Liputan6.com, Jakarta - Tahun berganti, namun tekanan yang dirasakan Josep Guardiola tak juga menipis. Kemenangan atas Burnley tak lantas mengenyahkan kritik yang meluncur deras ke arah manajer Manchester City tersebut. Kritik bermunculan seiring laju City yang tersendat-sendat belakangan ini.
Sebenarnya keadaan yang dihadapi Guardiola saat ini tidaklah mengejutkan. Ketika dia dipastikan menangani Manchester City, kolom ini sudah memperkirakan hal itu. Selain soal persaingan di Premier League yang jauh lebih ketat, Guardiola akan kesulitan karena The Citizens tak memiliki fondasi bagi gaya sepak bola yang diusungnya. Sudah begitu, skuat yang ada terbilang uzur.
Baca Juga
Hal yang membuat Guardiola kesulitan adalah sikapnya yang keras kepala. Dia berkeras menerapkan sepak bola yang ada di dalam pikirannya. Dia tak mau berkompromi dan beradaptasi dengan kultur yang telah terlebih dulu eksis. Pendepakan Joe Hart, kiper nomor satu Inggris, membuktikan hal itu. Guardiola menutup pintu hanya karena Hart bukan ball-playing goalkeeper.

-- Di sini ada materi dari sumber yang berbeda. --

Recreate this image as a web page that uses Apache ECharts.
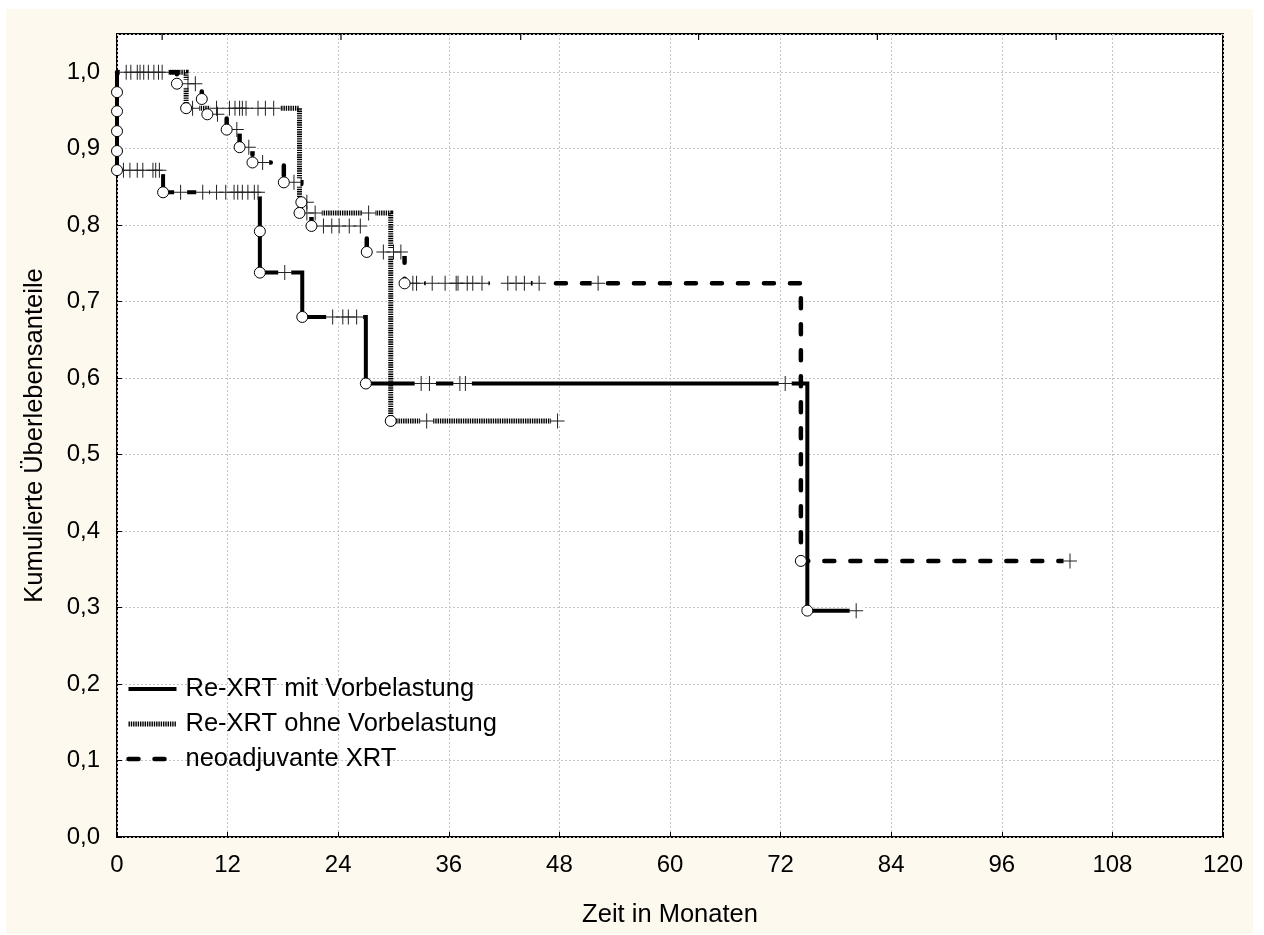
<!DOCTYPE html>
<html><head><meta charset="utf-8">
<script src="https://cdn.jsdelivr.net/npm/echarts@6/dist/echarts.min.js"></script>
<style>
html,body{margin:0;padding:0;background:#fff;}
#bg{position:absolute;left:6px;top:9px;width:1247px;height:925px;background:#fdf9ee;}
#chart{position:absolute;left:0;top:0;width:1264px;height:935px;}
</style></head><body>
<div id="bg"></div><div id="chart"></div>
<script>
// ---- data ----
const seriesNames = ['Re-XRT mit Vorbelastung', 'Re-XRT ohne Vorbelastung', 'neoadjuvante XRT'];
const xTitle = 'Zeit in Monaten';
const yTitle = 'Kumulierte Überlebensanteile';
const topTicks = [4.9, 24.3, 43.8, 63.1, 82.5, 101.9];

// events (circles): [month, survival after event]
const mitEvents = [[0,0.974],[0,0.949],[0,0.923],[0,0.897],[0,0.872],[5.0,0.843],[15.5,0.792],[15.5,0.738],[20.1,0.680],[27.0,0.593],[74.9,0.296]];
const mitCensored = [[0.7,0.872],[1.4,0.872],[2.2,0.872],[2.8,0.872],[3.9,0.872],[4.2,0.872],[4.6,0.872],
  [6.9,0.843],[9.3,0.843],[10.8,0.843],[11.8,0.843],[12.7,0.843],[13.1,0.843],[13.6,0.843],[14.2,0.843],[14.9,0.843],[15.3,0.843],
  [18.2,0.738],
  [23.4,0.680],[24.5,0.680],[25.1,0.680],[26.0,0.680],
  [33.0,0.593],[33.9,0.593],[37.2,0.593],[37.8,0.593],[72.5,0.593],
  [80.2,0.296]];

const ohneEvents = [[7.5,0.953],[19.8,0.816],[29.7,0.544]];
const ohneCensored = [[8.2,0.953],[10.8,0.953],[12.2,0.953],[12.8,0.953],[13.3,0.953],[13.6,0.953],[14.0,0.953],[15.3,0.953],[16.1,0.953],[17.0,0.953],
  [20.6,0.816],[21.5,0.816],[27.3,0.816],
  [33.6,0.544],[47.8,0.544]];

const neoEvents = [[6.5,0.985],[9.2,0.965],[9.8,0.945],[11.9,0.925],[13.3,0.902],[14.7,0.882],[18.1,0.856],[20.0,0.830],[21.1,0.799],[27.1,0.765],[31.2,0.724],[74.2,0.361]];
const neoCensored = [[1.0,1],[1.5,1],[2.2,1],[2.5,1],[2.9,1],[3.4,1],[4.0,1],[4.5,1],[4.9,1],
  [7.7,0.985],[8.5,0.985],
  [10.9,0.945],
  [13.0,0.925],
  [14.3,0.902],
  [15.8,0.882],
  [19.2,0.856],
  [20.6,0.830],
  [22.4,0.799],[23.3,0.799],[24.1,0.799],[25.2,0.799],[26.4,0.799],
  [28.9,0.765],[30.0,0.765],[30.8,0.765],
  [32.1,0.724],[32.5,0.724],[34.2,0.724],[35.6,0.724],[36.8,0.724],[37.0,0.724],[38.0,0.724],[38.6,0.724],[39.6,0.724],[42.4,0.724],[43.3,0.724],[44.2,0.724],[45.8,0.724],[52.2,0.724],
  [103.4,0.361]];

// ---- build ----
const FONT = "'Liberation Sans', Arial, Helvetica, sans-serif";
const Y_MAX = 1.05;
function kmLine(events, censored) {
  const last = censored.reduce((a, b) => (b[0] > a[0] ? b : a), censored[0]);
  return [[0, 1]].concat(events, [last]);
}
const groups = [
  {name: seriesNames[0], ev: mitEvents, ce: mitCensored, ls: {color:'#000', width:4, type:'solid', join:'miter', cap:'butt'}},
  {name: seriesNames[2], ev: neoEvents, ce: neoCensored, ls: {color:'#000', width:4.5, type:[10,16], join:'miter', cap:'round'}},
  {name: seriesNames[1], ev: ohneEvents, ce: ohneCensored, ls: {color:'#000', width:5, type:[1.4,0.9], join:'miter', cap:'butt'}}
];
const plusPath = 'path://M0,7H14V8H0Z M6.5,0H7.5V15H6.5Z';
const series = [];
groups.forEach(g => {
  series.push({type:'line', name:g.name, data:kmLine(g.ev, g.ce), step:'end', symbol:'none', showSymbol:false,
    itemStyle:{color:'#000'}, lineStyle:g.ls, z:2, silent:true});
});
groups.forEach(g => {
  series.push({type:'scatter', name:'_w'+g.name, data:g.ce, symbol:'rect', symbolSize:[13,8],
    itemStyle:{color:'#fff', opacity:1}, z:3, silent:true});
});
groups.forEach(g => {
  series.push({type:'scatter', name:'_p'+g.name, data:g.ce, symbol:plusPath, symbolSize:[14,15],
    itemStyle:{color:'#222', opacity:1}, z:4, silent:true});
});
groups.forEach(g => {
  series.push({type:'scatter', name:'_c'+g.name, data:g.ev, symbol:'circle', symbolSize:11,
    itemStyle:{color:'#fff', borderColor:'#000', borderWidth:1, opacity:1}, z:5, silent:true});
});
// small ticks hanging from the top frame
series.push({type:'scatter', name:'_top', data:topTicks.map(t => [t, Y_MAX]), symbol:'rect', symbolSize:[1.2,6],
  symbolOffset:[0,3], clip:false, itemStyle:{color:'#000', opacity:1}, z:6, silent:true});

const chart = echarts.init(document.getElementById('chart'), null, {renderer:'canvas'});
chart.setOption({
  animation:false,
  backgroundColor:'transparent',
  grid:{left:117, right:41, top:34, bottom:98, show:true, backgroundColor:'#fff', borderColor:'#000', borderWidth:2},
  legend:{orient:'vertical', left:121, top:671, itemWidth:48, itemHeight:14, itemGap:9,
    data:seriesNames, selectedMode:false,
    itemStyle:{opacity:0},
    lineStyle:{width:'inherit'},
    textStyle:{fontSize:25.5, fontFamily:FONT, color:'#000', padding:[0,0,0,4]}},
  xAxis:{
    type:'value', min:0, max:120, interval:12,
    name:xTitle, nameLocation:'middle', nameGap:65,
    nameTextStyle:{fontSize:25.5, fontFamily:FONT, color:'#000'},
    axisLine:{show:false},
    axisTick:{show:true, inside:true, length:5, lineStyle:{color:'#000', width:1}},
    axisLabel:{fontSize:24, fontFamily:FONT, color:'#000', margin:16},
    splitLine:{show:true, lineStyle:{color:'#c4c4c4', type:[2,2], width:1}}
  },
  yAxis:{
    type:'value', min:0, max:Y_MAX, interval:0.1,
    name:yTitle, nameLocation:'middle', nameGap:69, nameRotate:90,
    nameTextStyle:{fontSize:25.5, fontFamily:FONT, color:'#000'},
    axisLine:{show:false},
    axisTick:{show:true, inside:true, length:5, lineStyle:{color:'#000', width:1}},
    axisLabel:{fontSize:24, fontFamily:FONT, color:'#000', margin:17, showMaxLabel:false,
      formatter: v => (Math.abs(v*10 - Math.round(v*10)) < 1e-6 ? v.toFixed(1).replace('.', ',') : '')},
    splitLine:{show:true, lineStyle:{color:'#c4c4c4', type:[2,2], width:1}}
  },
  series:series
});
</script>
</body></html>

Lalu, simak saja komentarnya usai kekalahan 2-4 dari Leicester City. "Kami tidak akan mengubah cara main. Saya tidak akan melakukan hal yang tak saya suka. Untuk kembali menang, kami hanya perlu meminimalkan kesalahan," kata Guardiola.
Advertisement
Sikap ini sangat bisa dimengerti. Guardiola adalah anak ideologis Johan Cruyff. Guardiola tentu memegang teguh prinsip bahwa sepak bola harus dimainkan dengan indah seperti yang diungkapkan Cruyff dalam autobiografinya, My Turn. "Saya selalu mengatakan bahwa sepak bola harus dimainkan dengan indah, dan dengan cara menyerang. Sepak bola harus menjadi sebuah tontonan," ucap Cruyff.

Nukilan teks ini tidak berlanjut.